To be clear about scope, this catches structural failures, not a confusing revenue drop or broken dashboard logic. But it gave us the shift that mattered most: from detection to prevention.
The results
At the end of the day, we have the same teams, same studios, but a different operating model. Today, we run close to 2,000 active checks across about 1,000 datasets, against a 95% data quality SLA, and we are hitting it. Schema breaks are caught in CI/CD before they merge. Alerts land in Slack in minutes, not days.
From reactive to proactive: a 12-month transformation.
Then (~12 months ago) | Now |
|---|---|
0 automated data quality checks in production | 1,945 active checks running across the platform |
Issues surfaced by analysts in dashboards, or worse, by execs in meetings | 984 datasets under continuous monitoring |
MTTR for data incidents measured in days | 95% data quality SLA, and hitting it |
No formal SLAs on freshness, accuracy, or completeness | Slack alerts in minutes, not days |
Launch-day "war rooms" were standard operating procedure | Schema breaks caught in CI/CD before merge |
Studios couldn't confidently answer, "is this data trustworthy?" | Per-studio DQ scorecards rolling out |
The result that compounds is cultural. Quality is visible and owned, and with per-studio scorecards rolling out, trust is becoming a number a studio head can point to instead of argue about.
What 2K's story means for your team
Buying a tool first is backwards; a tool amplifies an operating model, it doesn't create one. 2K's results came from a cultural shift:
Give every critical dataset a named owner, and put that name on every alert.
Turn producer-consumer dependencies into data contracts before automating.
Move checks left, gating schema changes in CI/CD before they merge.
Commit to an SLA and publish a per-team scorecard.
Turn on self-service so domain teams extend coverage without a central bottleneck.
Soda is built to make each step automatic at scale: data contracts your engineers write in code, observability on your managed layer, and anomaly detection tuned for around 70% fewer false positives.
Book a demo to see how Soda turns a data quality operating model into automated checks.
Frequently asked questions
Who is responsible for data quality?
Everyone who touches the data, with a named owner per dataset. The key practice is removing anonymous queues, so every dataset has an owner whose name appears in every alert.
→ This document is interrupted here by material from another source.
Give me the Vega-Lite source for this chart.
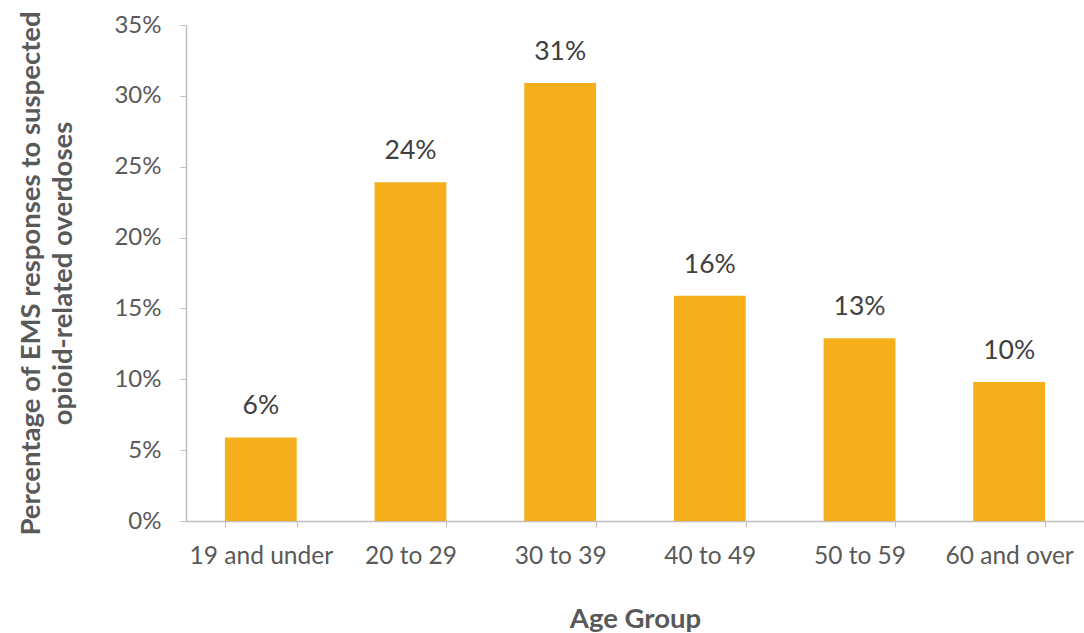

How do you scale data quality across many teams without a central bottleneck?
Through data contracts and self-service. Contracts make each producer-consumer dependency explicit, so changes can't silently break downstream teams, and self-service checks let analysts add their own coverage without waiting on a central team.
What is a data quality SLA, and is 95% realistic?
A data quality SLA is a committed target for how reliably your data meets its quality checks. 2K committed to and sustained a 95% SLA across roughly 1,000 datasets, so it's achievable at real scale, but only once ownership and automated checks are in place to make the number meaningful. The honest follow-up every leader should ask is: 95% of what? An SLA is only as meaningful as its denominator, whether that's checks passing, datasets meeting threshold, or records within tolerance over a defined window. Pick the unit that maps to how the business actually consumes the data, and the number becomes a commitment you can defend.
How do data contracts prevent bad data instead of just detecting it?
A data contract defines the schema, freshness, and volume that consumers expect, then enforces it in CI/CD. When a change would violate the contract, the pipeline halts before the merge lands, so the bad change never reaches production data. That's the shift from detection to prevention.